> DATA EXCERPT:
____________

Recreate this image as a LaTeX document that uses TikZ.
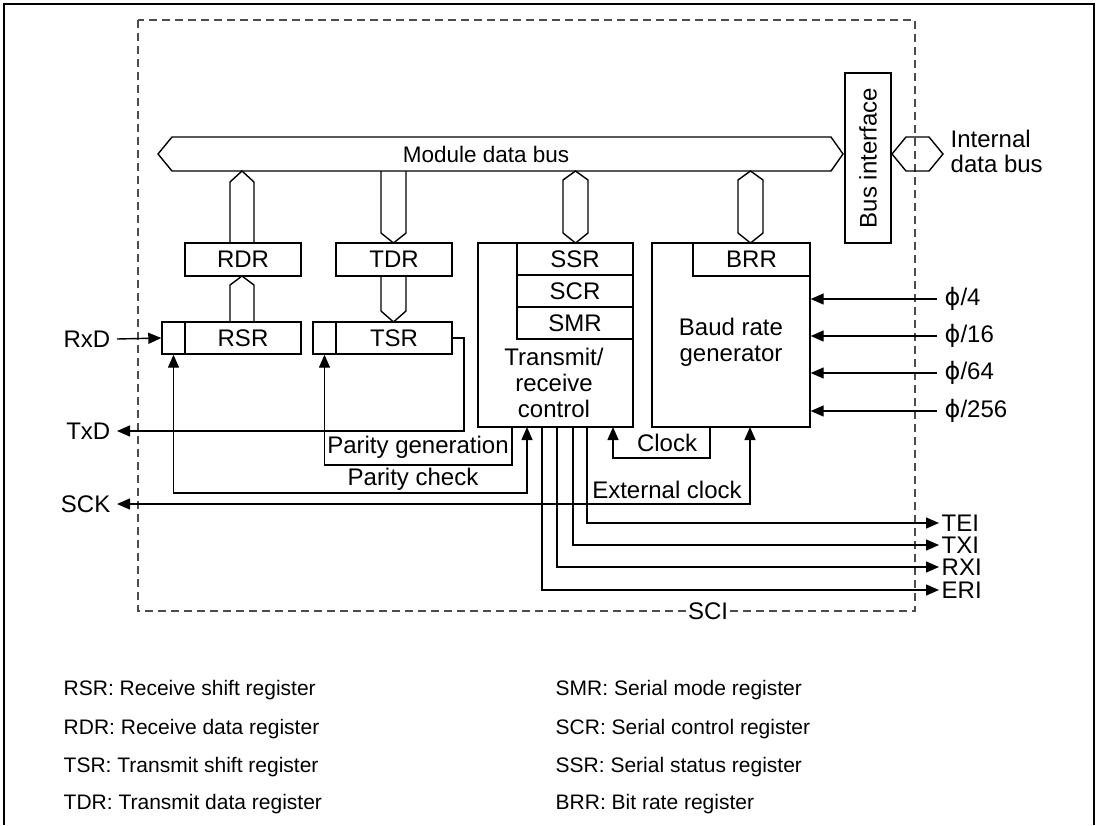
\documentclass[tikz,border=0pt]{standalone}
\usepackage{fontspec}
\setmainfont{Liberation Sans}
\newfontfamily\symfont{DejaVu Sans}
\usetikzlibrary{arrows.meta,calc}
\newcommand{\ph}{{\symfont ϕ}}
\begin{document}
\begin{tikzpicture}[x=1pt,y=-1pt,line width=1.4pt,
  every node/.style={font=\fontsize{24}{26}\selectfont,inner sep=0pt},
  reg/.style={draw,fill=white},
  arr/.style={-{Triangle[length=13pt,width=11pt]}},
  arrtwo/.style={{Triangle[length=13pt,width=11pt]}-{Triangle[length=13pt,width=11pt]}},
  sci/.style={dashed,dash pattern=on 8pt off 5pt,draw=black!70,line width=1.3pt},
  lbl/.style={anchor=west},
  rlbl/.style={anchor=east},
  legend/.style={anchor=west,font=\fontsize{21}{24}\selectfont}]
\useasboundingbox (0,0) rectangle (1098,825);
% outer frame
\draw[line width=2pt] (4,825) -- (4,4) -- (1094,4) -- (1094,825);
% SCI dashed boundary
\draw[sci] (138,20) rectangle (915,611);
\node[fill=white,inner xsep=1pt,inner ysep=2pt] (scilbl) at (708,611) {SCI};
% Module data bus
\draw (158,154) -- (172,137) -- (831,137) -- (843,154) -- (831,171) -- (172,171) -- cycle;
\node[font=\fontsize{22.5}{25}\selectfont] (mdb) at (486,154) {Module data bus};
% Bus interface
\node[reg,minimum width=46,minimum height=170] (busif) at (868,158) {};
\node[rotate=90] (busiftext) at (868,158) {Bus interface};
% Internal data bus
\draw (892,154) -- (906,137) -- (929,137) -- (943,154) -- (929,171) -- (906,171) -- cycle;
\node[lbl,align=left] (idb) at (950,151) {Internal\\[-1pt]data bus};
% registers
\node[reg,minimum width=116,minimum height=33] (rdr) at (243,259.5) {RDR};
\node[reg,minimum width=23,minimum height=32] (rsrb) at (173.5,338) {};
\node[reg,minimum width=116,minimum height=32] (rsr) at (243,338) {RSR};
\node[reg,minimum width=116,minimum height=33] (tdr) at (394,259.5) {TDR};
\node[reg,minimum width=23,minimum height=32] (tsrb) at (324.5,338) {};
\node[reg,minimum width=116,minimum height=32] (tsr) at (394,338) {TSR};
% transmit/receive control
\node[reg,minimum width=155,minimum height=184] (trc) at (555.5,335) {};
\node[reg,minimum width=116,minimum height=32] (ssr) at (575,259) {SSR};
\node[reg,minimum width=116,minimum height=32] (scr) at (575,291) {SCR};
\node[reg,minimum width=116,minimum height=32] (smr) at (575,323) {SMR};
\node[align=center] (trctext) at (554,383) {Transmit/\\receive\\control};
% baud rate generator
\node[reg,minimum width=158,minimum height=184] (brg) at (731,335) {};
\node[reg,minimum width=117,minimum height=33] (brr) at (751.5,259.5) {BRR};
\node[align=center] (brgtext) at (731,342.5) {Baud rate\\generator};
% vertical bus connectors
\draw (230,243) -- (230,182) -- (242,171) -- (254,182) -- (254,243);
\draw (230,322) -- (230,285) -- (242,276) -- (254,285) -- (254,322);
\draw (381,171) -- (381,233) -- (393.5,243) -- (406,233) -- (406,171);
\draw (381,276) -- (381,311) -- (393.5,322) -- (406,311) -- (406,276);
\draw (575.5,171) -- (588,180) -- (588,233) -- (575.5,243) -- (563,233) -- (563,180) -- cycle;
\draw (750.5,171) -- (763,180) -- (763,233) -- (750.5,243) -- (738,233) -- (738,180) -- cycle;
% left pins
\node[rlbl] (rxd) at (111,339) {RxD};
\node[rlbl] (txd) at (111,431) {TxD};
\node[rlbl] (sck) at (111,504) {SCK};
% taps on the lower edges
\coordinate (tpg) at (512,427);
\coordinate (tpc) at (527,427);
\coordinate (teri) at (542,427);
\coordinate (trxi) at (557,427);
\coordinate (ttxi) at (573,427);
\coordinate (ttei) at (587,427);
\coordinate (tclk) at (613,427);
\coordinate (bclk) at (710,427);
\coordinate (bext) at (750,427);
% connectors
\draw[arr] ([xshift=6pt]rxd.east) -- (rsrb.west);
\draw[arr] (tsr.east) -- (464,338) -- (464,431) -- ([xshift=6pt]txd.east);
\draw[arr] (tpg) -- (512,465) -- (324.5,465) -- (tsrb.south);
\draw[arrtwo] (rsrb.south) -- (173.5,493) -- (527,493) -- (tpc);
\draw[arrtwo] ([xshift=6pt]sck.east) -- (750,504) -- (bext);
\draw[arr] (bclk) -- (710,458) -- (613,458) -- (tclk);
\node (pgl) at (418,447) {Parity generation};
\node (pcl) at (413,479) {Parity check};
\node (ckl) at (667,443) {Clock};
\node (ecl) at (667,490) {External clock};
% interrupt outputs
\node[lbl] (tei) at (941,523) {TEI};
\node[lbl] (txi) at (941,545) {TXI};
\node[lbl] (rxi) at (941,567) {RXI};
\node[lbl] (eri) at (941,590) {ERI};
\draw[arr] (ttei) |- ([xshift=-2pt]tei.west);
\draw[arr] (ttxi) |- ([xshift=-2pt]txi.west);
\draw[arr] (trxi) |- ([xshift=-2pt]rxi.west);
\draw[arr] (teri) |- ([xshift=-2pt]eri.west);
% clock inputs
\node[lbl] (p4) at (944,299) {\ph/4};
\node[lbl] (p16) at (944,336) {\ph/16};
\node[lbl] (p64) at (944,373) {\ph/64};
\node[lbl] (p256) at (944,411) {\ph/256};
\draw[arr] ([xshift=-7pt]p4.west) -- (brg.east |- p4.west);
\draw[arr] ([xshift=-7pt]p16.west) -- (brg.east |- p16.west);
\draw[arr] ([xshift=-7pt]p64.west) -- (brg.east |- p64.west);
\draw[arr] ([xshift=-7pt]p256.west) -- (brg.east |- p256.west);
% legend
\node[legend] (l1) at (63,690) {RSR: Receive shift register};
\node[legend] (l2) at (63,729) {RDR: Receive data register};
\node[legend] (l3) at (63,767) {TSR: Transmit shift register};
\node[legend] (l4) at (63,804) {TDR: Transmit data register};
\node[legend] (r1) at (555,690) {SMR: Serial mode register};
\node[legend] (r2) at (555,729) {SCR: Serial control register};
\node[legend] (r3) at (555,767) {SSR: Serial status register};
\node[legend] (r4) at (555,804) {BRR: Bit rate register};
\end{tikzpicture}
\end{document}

____________

> TO DO: Write out the full listing verbatim, excluding its pictures.

> OUTPUT OF THE EXERCISE:
Recreate this image as a LaTeX document that uses TikZ.
\documentclass[tikz,border=0pt]{standalone}
\usepackage{fontspec}
\setmainfont{Liberation Sans}
\newfontfamily\symfont{DejaVu Sans}
\usetikzlibrary{arrows.meta,calc}
\newcommand{\ph}{{\symfont ϕ}}
\begin{document}
\begin{tikzpicture}[x=1pt,y=-1pt,line width=1.4pt,
  every node/.style={font=\fontsize{24}{26}\selectfont,inner sep=0pt},
  reg/.style={draw,fill=white},
  arr/.style={-{Triangle[length=13pt,width=11pt]}},
  arrtwo/.style={{Triangle[length=13pt,width=11pt]}-{Triangle[length=13pt,width=11pt]}},
  sci/.style={dashed,dash pattern=on 8pt off 5pt,draw=black!70,line width=1.3pt},
  lbl/.style={anchor=west},
  rlbl/.style={anchor=east},
  legend/.style={anchor=west,font=\fontsize{21}{24}\selectfont}]
\useasboundingbox (0,0) rectangle (1098,825);
% outer frame
\draw[line width=2pt] (4,825) -- (4,4) -- (1094,4) -- (1094,825);
% SCI dashed boundary
\draw[sci] (138,20) rectangle (915,611);
\node[fill=white,inner xsep=1pt,inner ysep=2pt] (scilbl) at (708,611) {SCI};
% Module data bus
\draw (158,154) -- (172,137) -- (831,137) -- (843,154) -- (831,171) -- (172,171) -- cycle;
\node[font=\fontsize{22.5}{25}\selectfont] (mdb) at (486,154) {Module data bus};
% Bus interface
\node[reg,minimum width=46,minimum height=170] (busif) at (868,158) {};
\node[rotate=90] (busiftext) at (868,158) {Bus interface};
% Internal data bus
\draw (892,154) -- (906,137) -- (929,137) -- (943,154) -- (929,171) -- (906,171) -- cycle;
\node[lbl,align=left] (idb) at (950,151) {Internal\\[-1pt]data bus};
% registers
\node[reg,minimum width=116,minimum height=33] (rdr) at (243,259.5) {RDR};
\node[reg,minimum width=23,minimum height=32] (rsrb) at (173.5,338) {};
\node[reg,minimum width=116,minimum height=32] (rsr) at (243,338) {RSR};
\node[reg,minimum width=116,minimum height=33] (tdr) at (394,259.5) {TDR};
\node[reg,minimum width=23,minimum height=32] (tsrb) at (324.5,338) {};
\node[reg,minimum width=116,minimum height=32] (tsr) at (394,338) {TSR};
% transmit/receive control
\node[reg,minimum width=155,minimum height=184] (trc) at (555.5,335) {};
\node[reg,minimum width=116,minimum height=32] (ssr) at (575,259) {SSR};
\node[reg,minimum width=116,minimum height=32] (scr) at (575,291) {SCR};
\node[reg,minimum width=116,minimum height=32] (smr) at (575,323) {SMR};
\node[align=center] (trctext) at (554,383) {Transmit/\\receive\\control};
% baud rate generator
\node[reg,minimum width=158,minimum height=184] (brg) at (731,335) {};
\node[reg,minimum width=117,minimum height=33] (brr) at (751.5,259.5) {BRR};
\node[align=center] (brgtext) at (731,342.5) {Baud rate\\generator};
% vertical bus connectors
\draw (230,243) -- (230,182) -- (242,171) -- (254,182) -- (254,243);
\draw (230,322) -- (230,285) -- (242,276) -- (254,285) -- (254,322);
\draw (381,171) -- (381,233) -- (393.5,243) -- (406,233) -- (406,171);
\draw (381,276) -- (381,311) -- (393.5,322) -- (406,311) -- (406,276);
\draw (575.5,171) -- (588,180) -- (588,233) -- (575.5,243) -- (563,233) -- (563,180) -- cycle;
\draw (750.5,171) -- (763,180) -- (763,233) -- (750.5,243) -- (738,233) -- (738,180) -- cycle;
% left pins
\node[rlbl] (rxd) at (111,339) {RxD};
\node[rlbl] (txd) at (111,431) {TxD};
\node[rlbl] (sck) at (111,504) {SCK};
% taps on the lower edges
\coordinate (tpg) at (512,427);
\coordinate (tpc) at (527,427);
\coordinate (teri) at (542,427);
\coordinate (trxi) at (557,427);
\coordinate (ttxi) at (573,427);
\coordinate (ttei) at (587,427);
\coordinate (tclk) at (613,427);
\coordinate (bclk) at (710,427);
\coordinate (bext) at (750,427);
% connectors
\draw[arr] ([xshift=6pt]rxd.east) -- (rsrb.west);
\draw[arr] (tsr.east) -- (464,338) -- (464,431) -- ([xshift=6pt]txd.east);
\draw[arr] (tpg) -- (512,465) -- (324.5,465) -- (tsrb.south);
\draw[arrtwo] (rsrb.south) -- (173.5,493) -- (527,493) -- (tpc);
\draw[arrtwo] ([xshift=6pt]sck.east) -- (750,504) -- (bext);
\draw[arr] (bclk) -- (710,458) -- (613,458) -- (tclk);
\node (pgl) at (418,447) {Parity generation};
\node (pcl) at (413,479) {Parity check};
\node (ckl) at (667,443) {Clock};
\node (ecl) at (667,490) {External clock};
% interrupt outputs
\node[lbl] (tei) at (941,523) {TEI};
\node[lbl] (txi) at (941,545) {TXI};
\node[lbl] (rxi) at (941,567) {RXI};
\node[lbl] (eri) at (941,590) {ERI};
\draw[arr] (ttei) |- ([xshift=-2pt]tei.west);
\draw[arr] (ttxi) |- ([xshift=-2pt]txi.west);
\draw[arr] (trxi) |- ([xshift=-2pt]rxi.west);
\draw[arr] (teri) |- ([xshift=-2pt]eri.west);
% clock inputs
\node[lbl] (p4) at (944,299) {\ph/4};
\node[lbl] (p16) at (944,336) {\ph/16};
\node[lbl] (p64) at (944,373) {\ph/64};
\node[lbl] (p256) at (944,411) {\ph/256};
\draw[arr] ([xshift=-7pt]p4.west) -- (brg.east |- p4.west);
\draw[arr] ([xshift=-7pt]p16.west) -- (brg.east |- p16.west);
\draw[arr] ([xshift=-7pt]p64.west) -- (brg.east |- p64.west);
\draw[arr] ([xshift=-7pt]p256.west) -- (brg.east |- p256.west);
% legend
\node[legend] (l1) at (63,690) {RSR: Receive shift register};
\node[legend] (l2) at (63,729) {RDR: Receive data register};
\node[legend] (l3) at (63,767) {TSR: Transmit shift register};
\node[legend] (l4) at (63,804) {TDR: Transmit data register};
\node[legend] (r1) at (555,690) {SMR: Serial mode register};
\node[legend] (r2) at (555,729) {SCR: Serial control register};
\node[legend] (r3) at (555,767) {SSR: Serial status register};
\node[legend] (r4) at (555,804) {BRR: Bit rate register};
\end{tikzpicture}
\end{document}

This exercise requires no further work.